When I run this code with the following script:

export TORCH_CPP_LOG_LEVEL=INFO NCCL_DEBUG=INFO
export CUDA_VISIBLE_DEVICES=0
torchrun --nproc_per_node=1 ./debug.py

the output will be something like the following:

[I ProcessGroupNCCL.cpp:842] [Rank 0] NCCL watchdog thread started!
**hostname**:70473:70473 [0] NCCL INFO Bootstrap : Using eth0:10.200.155.199<0>
**hostname**:70473:70473 [0] NCCL INFO NET/Plugin: Failed to find ncclCollNetPlugin_v6 symbol.
**hostname**:70473:70473 [0] NCCL INFO NET/Plugin: Failed to find ncclCollNetPlugin symbol (v4 or v5).

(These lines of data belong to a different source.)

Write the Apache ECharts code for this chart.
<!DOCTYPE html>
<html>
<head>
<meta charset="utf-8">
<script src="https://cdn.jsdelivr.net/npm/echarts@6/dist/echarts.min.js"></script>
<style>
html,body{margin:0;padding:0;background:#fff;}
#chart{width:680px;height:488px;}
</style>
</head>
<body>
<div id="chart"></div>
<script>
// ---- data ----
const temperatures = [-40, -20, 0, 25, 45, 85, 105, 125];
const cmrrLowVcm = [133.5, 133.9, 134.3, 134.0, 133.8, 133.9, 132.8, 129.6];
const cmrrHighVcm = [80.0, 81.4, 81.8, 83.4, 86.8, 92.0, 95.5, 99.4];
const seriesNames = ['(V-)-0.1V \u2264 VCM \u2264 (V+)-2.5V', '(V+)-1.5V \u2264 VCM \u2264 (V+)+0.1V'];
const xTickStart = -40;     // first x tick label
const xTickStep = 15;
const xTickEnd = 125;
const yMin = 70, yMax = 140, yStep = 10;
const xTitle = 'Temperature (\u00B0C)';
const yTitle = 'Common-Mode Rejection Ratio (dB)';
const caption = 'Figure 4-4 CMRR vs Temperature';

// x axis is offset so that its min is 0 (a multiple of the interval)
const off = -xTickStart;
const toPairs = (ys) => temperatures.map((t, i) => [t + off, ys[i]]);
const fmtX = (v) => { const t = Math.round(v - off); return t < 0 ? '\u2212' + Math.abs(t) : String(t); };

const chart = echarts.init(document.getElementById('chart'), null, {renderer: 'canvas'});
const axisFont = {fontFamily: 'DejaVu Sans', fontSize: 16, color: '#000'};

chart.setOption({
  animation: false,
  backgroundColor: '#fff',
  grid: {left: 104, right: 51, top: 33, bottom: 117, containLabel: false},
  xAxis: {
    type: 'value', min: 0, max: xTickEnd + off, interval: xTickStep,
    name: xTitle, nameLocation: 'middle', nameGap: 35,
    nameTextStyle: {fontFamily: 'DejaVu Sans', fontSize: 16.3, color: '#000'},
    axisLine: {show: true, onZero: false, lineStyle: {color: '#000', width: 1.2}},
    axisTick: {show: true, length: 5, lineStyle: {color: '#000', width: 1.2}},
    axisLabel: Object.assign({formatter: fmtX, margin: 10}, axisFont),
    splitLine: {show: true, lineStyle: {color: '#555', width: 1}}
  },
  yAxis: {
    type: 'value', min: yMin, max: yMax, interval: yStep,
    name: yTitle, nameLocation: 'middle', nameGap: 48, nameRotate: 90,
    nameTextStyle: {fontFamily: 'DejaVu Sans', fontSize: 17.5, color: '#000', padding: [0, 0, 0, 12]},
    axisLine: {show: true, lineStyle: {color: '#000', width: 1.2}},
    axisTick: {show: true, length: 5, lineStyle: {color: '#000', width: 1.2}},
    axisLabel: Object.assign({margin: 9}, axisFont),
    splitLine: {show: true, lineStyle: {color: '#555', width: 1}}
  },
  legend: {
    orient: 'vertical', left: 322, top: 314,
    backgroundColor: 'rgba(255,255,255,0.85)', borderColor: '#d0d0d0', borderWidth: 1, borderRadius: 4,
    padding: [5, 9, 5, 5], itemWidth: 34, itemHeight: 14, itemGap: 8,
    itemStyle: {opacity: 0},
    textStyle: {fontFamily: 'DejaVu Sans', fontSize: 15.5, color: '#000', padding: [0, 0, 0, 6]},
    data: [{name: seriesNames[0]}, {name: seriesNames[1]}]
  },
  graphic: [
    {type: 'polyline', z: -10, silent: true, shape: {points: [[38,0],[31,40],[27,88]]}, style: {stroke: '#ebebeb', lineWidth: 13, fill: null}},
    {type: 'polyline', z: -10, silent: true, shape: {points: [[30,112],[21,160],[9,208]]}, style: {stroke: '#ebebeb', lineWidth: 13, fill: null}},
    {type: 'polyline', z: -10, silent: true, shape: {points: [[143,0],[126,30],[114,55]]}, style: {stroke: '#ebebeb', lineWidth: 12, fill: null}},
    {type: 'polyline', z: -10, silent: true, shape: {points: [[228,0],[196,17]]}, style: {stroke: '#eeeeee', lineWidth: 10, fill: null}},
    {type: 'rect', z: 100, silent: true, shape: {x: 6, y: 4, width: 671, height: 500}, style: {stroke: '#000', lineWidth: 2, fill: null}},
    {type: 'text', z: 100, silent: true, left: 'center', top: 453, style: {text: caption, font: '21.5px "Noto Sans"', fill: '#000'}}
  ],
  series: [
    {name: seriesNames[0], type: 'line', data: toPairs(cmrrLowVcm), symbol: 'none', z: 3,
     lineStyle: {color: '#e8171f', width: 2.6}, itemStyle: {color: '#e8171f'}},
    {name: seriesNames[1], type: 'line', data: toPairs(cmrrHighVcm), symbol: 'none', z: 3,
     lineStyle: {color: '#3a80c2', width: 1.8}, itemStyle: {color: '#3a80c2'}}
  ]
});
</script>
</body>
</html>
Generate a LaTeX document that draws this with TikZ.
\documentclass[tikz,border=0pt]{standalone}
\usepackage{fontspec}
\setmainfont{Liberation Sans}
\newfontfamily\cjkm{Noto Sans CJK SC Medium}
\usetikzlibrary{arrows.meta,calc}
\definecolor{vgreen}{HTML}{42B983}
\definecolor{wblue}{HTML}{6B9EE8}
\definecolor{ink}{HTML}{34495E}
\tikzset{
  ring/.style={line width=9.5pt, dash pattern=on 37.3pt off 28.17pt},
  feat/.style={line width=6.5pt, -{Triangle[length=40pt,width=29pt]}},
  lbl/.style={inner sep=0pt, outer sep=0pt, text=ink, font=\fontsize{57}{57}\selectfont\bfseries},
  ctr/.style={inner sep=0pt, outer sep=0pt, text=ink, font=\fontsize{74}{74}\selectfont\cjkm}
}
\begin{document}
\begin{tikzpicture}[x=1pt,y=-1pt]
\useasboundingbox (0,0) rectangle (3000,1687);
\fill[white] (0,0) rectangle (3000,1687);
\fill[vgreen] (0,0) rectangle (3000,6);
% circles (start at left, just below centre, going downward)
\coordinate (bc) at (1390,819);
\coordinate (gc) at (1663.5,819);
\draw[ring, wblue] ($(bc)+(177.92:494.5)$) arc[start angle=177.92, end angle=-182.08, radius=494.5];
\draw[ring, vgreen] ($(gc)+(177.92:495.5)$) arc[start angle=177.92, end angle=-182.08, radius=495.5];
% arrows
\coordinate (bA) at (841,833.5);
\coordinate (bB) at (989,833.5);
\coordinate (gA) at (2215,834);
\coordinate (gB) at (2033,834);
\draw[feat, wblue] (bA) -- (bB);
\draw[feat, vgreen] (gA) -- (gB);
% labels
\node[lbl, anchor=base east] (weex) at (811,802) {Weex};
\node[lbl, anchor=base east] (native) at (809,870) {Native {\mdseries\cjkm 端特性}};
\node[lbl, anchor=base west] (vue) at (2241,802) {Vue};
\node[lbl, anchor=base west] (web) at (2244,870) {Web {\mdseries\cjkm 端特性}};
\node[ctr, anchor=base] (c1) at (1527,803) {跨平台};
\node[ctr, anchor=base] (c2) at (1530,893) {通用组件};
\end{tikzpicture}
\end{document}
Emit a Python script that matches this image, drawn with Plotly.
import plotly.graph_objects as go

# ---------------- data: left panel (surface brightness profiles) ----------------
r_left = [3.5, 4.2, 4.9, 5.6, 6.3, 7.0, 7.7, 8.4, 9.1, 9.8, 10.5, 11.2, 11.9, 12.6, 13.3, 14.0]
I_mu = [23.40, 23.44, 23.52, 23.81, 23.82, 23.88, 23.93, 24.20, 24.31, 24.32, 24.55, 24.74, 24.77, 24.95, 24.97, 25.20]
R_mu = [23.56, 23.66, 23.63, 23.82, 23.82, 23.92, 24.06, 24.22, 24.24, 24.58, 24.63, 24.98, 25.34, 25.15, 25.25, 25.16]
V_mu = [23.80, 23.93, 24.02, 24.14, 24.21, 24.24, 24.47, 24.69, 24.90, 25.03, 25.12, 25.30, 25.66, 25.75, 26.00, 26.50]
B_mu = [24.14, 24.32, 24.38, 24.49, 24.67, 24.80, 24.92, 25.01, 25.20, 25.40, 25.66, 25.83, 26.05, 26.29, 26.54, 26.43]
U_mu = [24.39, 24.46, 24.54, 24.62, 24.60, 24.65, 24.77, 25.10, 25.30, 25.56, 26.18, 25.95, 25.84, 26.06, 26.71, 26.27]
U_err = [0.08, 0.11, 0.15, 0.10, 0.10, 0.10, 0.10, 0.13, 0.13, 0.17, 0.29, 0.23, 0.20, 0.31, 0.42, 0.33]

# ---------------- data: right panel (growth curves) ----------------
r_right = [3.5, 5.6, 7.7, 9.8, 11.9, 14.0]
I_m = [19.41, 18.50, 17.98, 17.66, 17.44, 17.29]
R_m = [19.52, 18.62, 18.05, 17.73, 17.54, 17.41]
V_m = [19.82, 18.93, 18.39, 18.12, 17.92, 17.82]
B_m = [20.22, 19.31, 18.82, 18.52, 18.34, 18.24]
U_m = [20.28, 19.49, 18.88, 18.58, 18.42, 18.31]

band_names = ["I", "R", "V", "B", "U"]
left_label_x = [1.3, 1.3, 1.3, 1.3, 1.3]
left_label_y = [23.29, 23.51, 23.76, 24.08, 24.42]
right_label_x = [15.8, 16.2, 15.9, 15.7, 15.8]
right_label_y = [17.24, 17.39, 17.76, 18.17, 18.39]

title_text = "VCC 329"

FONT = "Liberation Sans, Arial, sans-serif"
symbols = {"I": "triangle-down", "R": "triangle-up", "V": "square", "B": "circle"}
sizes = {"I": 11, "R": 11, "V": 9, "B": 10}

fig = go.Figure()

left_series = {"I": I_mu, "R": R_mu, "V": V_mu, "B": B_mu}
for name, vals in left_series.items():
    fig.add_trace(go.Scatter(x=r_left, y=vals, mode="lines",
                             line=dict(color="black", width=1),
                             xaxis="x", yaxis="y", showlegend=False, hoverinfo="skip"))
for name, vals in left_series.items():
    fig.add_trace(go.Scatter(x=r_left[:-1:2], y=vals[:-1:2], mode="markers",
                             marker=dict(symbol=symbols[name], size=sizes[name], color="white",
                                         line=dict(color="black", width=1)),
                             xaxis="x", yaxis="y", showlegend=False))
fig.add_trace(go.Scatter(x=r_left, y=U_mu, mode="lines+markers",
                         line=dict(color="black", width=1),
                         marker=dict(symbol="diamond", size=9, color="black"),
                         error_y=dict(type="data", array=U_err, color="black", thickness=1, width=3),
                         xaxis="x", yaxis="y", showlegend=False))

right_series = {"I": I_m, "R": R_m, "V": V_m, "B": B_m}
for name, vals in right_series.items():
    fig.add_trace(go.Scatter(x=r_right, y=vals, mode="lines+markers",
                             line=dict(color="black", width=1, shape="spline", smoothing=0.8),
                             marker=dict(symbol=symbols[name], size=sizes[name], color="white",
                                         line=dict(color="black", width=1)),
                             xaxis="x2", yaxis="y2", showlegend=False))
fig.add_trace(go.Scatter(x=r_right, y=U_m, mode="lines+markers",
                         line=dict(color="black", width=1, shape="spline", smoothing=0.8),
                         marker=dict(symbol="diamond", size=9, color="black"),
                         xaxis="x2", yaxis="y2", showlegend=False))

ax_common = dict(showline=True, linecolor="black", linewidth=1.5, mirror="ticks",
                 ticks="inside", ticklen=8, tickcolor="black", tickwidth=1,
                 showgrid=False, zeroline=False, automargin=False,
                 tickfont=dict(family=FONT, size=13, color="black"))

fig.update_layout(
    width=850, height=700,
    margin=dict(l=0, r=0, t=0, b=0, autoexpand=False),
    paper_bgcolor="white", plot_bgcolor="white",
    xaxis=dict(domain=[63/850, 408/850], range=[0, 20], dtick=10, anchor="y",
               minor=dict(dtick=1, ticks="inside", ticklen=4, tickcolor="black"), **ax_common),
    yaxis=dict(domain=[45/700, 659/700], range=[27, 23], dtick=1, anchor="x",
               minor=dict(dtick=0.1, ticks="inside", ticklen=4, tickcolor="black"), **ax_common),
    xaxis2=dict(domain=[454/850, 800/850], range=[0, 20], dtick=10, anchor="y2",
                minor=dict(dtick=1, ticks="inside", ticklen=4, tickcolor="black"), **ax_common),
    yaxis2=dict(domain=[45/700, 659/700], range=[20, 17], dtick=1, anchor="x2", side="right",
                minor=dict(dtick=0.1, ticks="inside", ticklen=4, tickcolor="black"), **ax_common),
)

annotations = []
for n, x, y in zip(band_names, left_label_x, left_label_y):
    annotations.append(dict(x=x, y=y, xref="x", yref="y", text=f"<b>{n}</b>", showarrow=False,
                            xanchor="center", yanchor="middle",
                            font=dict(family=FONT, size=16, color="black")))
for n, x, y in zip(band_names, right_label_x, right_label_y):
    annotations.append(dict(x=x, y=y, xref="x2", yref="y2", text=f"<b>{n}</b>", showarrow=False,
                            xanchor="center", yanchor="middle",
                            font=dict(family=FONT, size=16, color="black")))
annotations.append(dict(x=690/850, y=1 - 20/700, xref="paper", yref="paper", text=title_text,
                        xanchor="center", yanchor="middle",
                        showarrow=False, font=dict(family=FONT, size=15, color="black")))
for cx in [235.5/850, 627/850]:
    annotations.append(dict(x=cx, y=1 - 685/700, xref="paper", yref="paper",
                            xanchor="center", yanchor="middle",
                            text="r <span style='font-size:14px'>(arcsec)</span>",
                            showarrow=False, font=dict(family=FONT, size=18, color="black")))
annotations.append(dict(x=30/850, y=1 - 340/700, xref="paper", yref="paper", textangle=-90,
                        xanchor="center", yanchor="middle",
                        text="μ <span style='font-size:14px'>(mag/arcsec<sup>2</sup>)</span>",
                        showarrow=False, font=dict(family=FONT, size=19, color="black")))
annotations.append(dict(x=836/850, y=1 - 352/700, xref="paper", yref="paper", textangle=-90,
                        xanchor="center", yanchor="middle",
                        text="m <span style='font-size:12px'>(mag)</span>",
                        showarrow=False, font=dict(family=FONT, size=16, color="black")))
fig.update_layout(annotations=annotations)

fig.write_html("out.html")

**hostname**:70473:70473 [0] misc/cudawrap.cc:112 NCCL WARN cuDriverGetVersion failed with 34
NCCL version 2.14.3+cuda11.7
**hostname**:70473:70611 [0] NCCL INFO NET/OFI Using aws-ofi-nccl 1.5.0aws
**hostname**:70473:70611 [0] NCCL INFO NET/OFI Selected Provider is tcp (found 1 nics)
**hostname**:70473:70611 [0] NCCL INFO Using network AWS Libfabric
ERROR:torch.distributed.elastic.multiprocessing.api:failed (exitcode: -11) local_rank: 0 (pid: 70473) of binary: /opt/conda/bin/python
Traceback (most recent call last):
  File "/opt/conda/bin/torchrun", line 33, in <module>
    sys.exit(load_entry_point('torch==2.0.1', 'console_scripts', 'torchrun')())
  File "/opt/conda/lib/python3.10/site-packages/torch/distributed/elastic/multiprocessing/errors/__init__.py", line 346, in wrapper
    return f(*args, **kwargs)
  File "/opt/conda/lib/python3.10/site-packages/torch/distributed/run.py", line 794, in main
    run(args)
  File "/opt/conda/lib/python3.10/site-packages/torch/distributed/run.py", line 785, in run
    elastic_launch(
  File "/opt/conda/lib/python3.10/site-packages/torch/distributed/launcher/api.py", line 134, in __call__
    return launch_agent(self._config, self._entrypoint, list(args))
  File "/opt/conda/lib/python3.10/site-packages/torch/distributed/launcher/api.py", line 250, in launch_agent
    raise ChildFailedError(
torch.distributed.elastic.multiprocessing.errors.ChildFailedError: 
=======================================================
./debug.py FAILED
-------------------------------------------------------
Failures:
  <NO_OTHER_FAILURES>
-------------------------------------------------------
Root Cause (first observed failure):
[0]:
  time      : 2023-09-24_20:02:11
  host      : **hostname**
  rank      : 0 (local_rank: 0)
  exitcode  : -11 (pid: 70473)
  error_file: <N/A>
  traceback : Signal 11 (SIGSEGV) received by PID 70473
=======================================================

Using 8 GPU with --nproc_per_node=8 gives the same error.

The above code part is extracted based on the code in accelerate library.

The environment I am using is as follows:

accelerate==0.20.3
torch==2.0.1
diffusers==0.20.0

with cuda_11.7.r11.7/compiler.31442593_0 and A100 GPUs.

Does anyone know the reason and solution for this? Thanks!

Your system seems to have trouble communicating with the NVIDIA driver. Was this system working before?

Thanks. It should work fine before but I could double-check on this. How could I debug to see if the system communicate well with the NVIDIA driver by some nv-commands?